一旦job完成執行,其執行結果將會返回給JobClient,進而告知用戶
流程如下圖:
CheckpointCoordinatorDeActivator
類CheckpointCoordinatorDeActivator是一個Actor實現(理解爲一個監聽器),他基於消息(來自TaskManager的消息)來驅動檢查點定時任務的啓停(如上所有,啓停方法爲startCheckpointScheduler()和stopCheckpointScheduler())
@Override
public void jobStatusChanges(JobID jobId, JobStatus newJobStatus, long timestamp, Throwable error) {
if (newJobStatus == JobStatus.RUNNING) {
// start the checkpoint scheduler
coordinator.startCheckpointScheduler();
} else {
// anything else should stop the trigger for now
coordinator.stopCheckpointScheduler();
}
}
該Actor會收到JobStatus的狀態的變化通知,一旦變成Running狀態,那麼檢查點的定時任務會被立即啓動;否則會被立即關閉
CheckpointCoordinatorDeActivator被創建是在CheckpointCoordinator中的createActivatorDeactivator()方法中:
public JobStatusListener createActivatorDeactivator() {
synchronized (lock) {
if (shutdown) {
throw new IllegalArgumentException("Checkpoint coordinator is shut down");
}
if (jobStatusListener == null) {
jobStatusListener = new CheckpointCoordinatorDeActivator(this);
}
return jobStatusListener;
}
}
檢查點觸發消息傳遞代碼流程
Actor(監聽器)註冊流程:
JobManager[submitJob] ==> ExecutionGraphBuilder[buildGraph]

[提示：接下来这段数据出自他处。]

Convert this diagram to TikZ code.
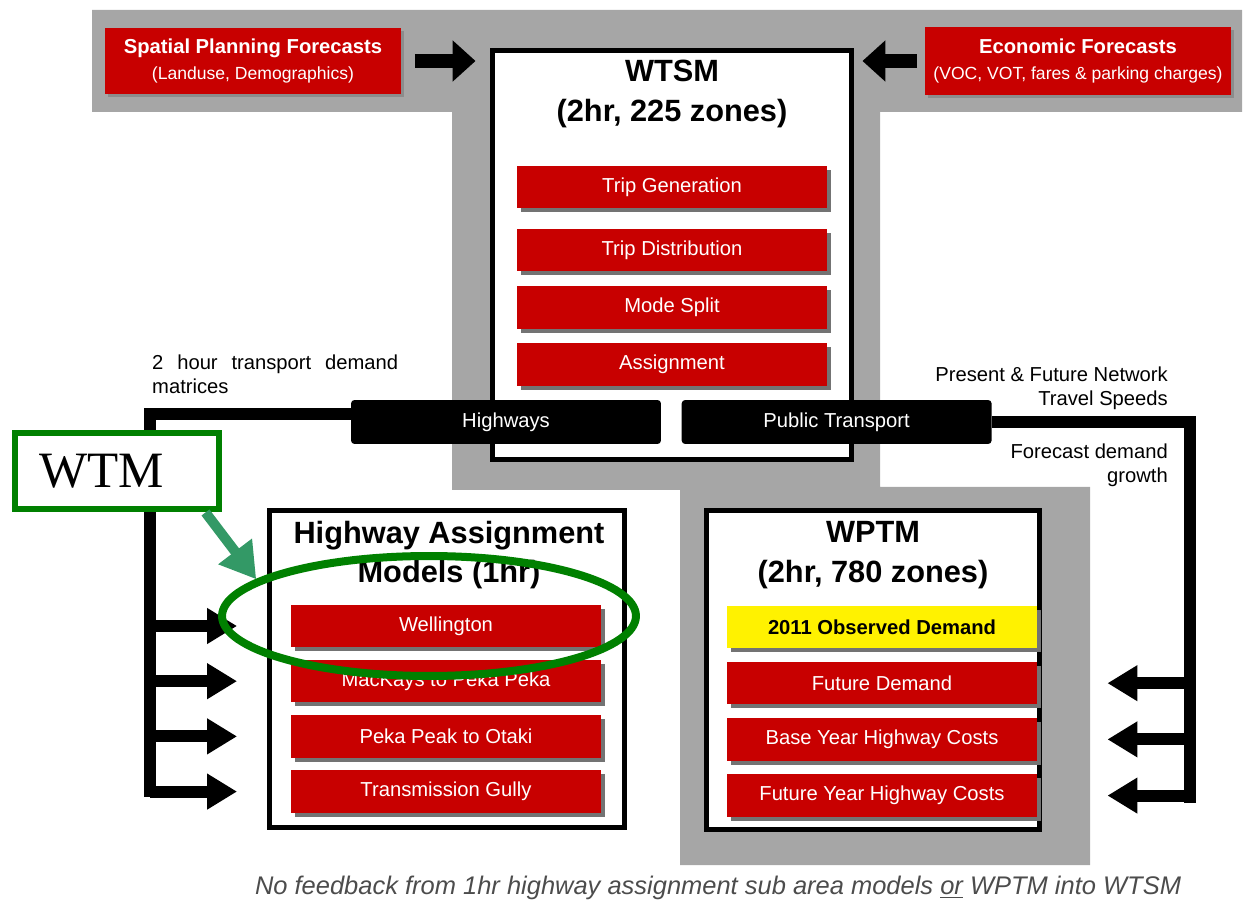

==> new ExecutionGraph().enableCheckpointing()
==> registerJobStatusListener(checkpointCoordinator.createActivatorDeactivator());
構建執行計劃,會在創建CheckPoint協調器(CheckpointCoordinator)的同時,將新建CheckpointCoordinatorDeActivator並進行註冊,當收到TaskManager的消息時,進行相應的CheckPoint的啓停
消息驅動代碼流程:
JobMaster ==> ExecutionGraph[cancel/suspendrestart]
==> notifyJobStatusChange
==> 啓停CheckPoint
AbstractCheckpointMessage
Checkpoint消息的基礎類
- job:JobID的實例,表示當前這條消息實例的歸屬;
- askExecutionId:ExecutionAttemptID的實例,表示檢查點的源/目的任務
- checkpointId:當前消息協調的檢查點ID
TriggerCheckpoint
該消息由JobManager發送給TaskManager,用於告訴一個task觸發它的檢查點。
觸發消息:位於CheckpointCoordinator類的triggerCheckpoint中,上面已經提及過。
// send the messages to the tasks that trigger their checkpoint
for (Execution execution: executions) {
execution.triggerCheckpoint(checkpointID, timestamp, checkpointOptions);
}
消息處理:TaskManager的handleCheckpointingMessage實現:
case message: TriggerCheckpoint =>
val taskExecutionId = message.getTaskExecutionId
val checkpointId = message.getCheckpointId
val timestamp = message.getTimestamp
val checkpointOptions = message.getCheckpointOptions
log.debug(s"Receiver TriggerCheckpoint $checkpointId@$timestamp for $taskExecutionId.")
val task = runningTasks.get(taskExecutionId)
if (task != null) {
task.triggerCheckpointBarrier(checkpointId, timestamp, checkpointOptions)
} else {
log.debug(s"TaskManager received a checkpoint request for unknown task $taskExecutionId.")
}
DeclineCheckpoint
該消息由TaskManager發送給JobManager,用於告訴檢查點協調器:檢查點的請求還沒有能夠被處理
這種情況通常發生於:某task已處於RUNNING狀態,但在內部可能還沒有準備好執行檢查點
它除了AbstractCheckpointMessage需要的三個屬性外,還需要用於關聯檢查點的timestamp。
觸發消息:位於Task類的triggerCheckpointBarrier方法中
消息處理:TaskManager的handleCheckpointingMessage實現
AcknowledgeCheckpoint
該消息是一個應答信號,表示某個獨立的task的檢查點已經完成。也是由TaskManager發送給JobManager。該消息會攜帶task的狀態:
- state
- stateSize
觸發消息:RuntimeEnvironment類的acknowledgeCheckpoint方法
消息處理:具體的實現在CheckpointCoordinator的receiveAcknowledgeMessage中
NotifyCheckpointComplete
該消息由JobManager發送給TaskManager,用於告訴一個task它的檢查點已經得到完成確認,task可以向第三方提交該檢查點。
觸發消息:位於CheckpointCoordinator類的receiveAcknowledgeMessage方法中,當檢查點acktask完成,轉化爲CompletedCheckpoint之後
消息處理:TaskManager的handleCheckpointingMessage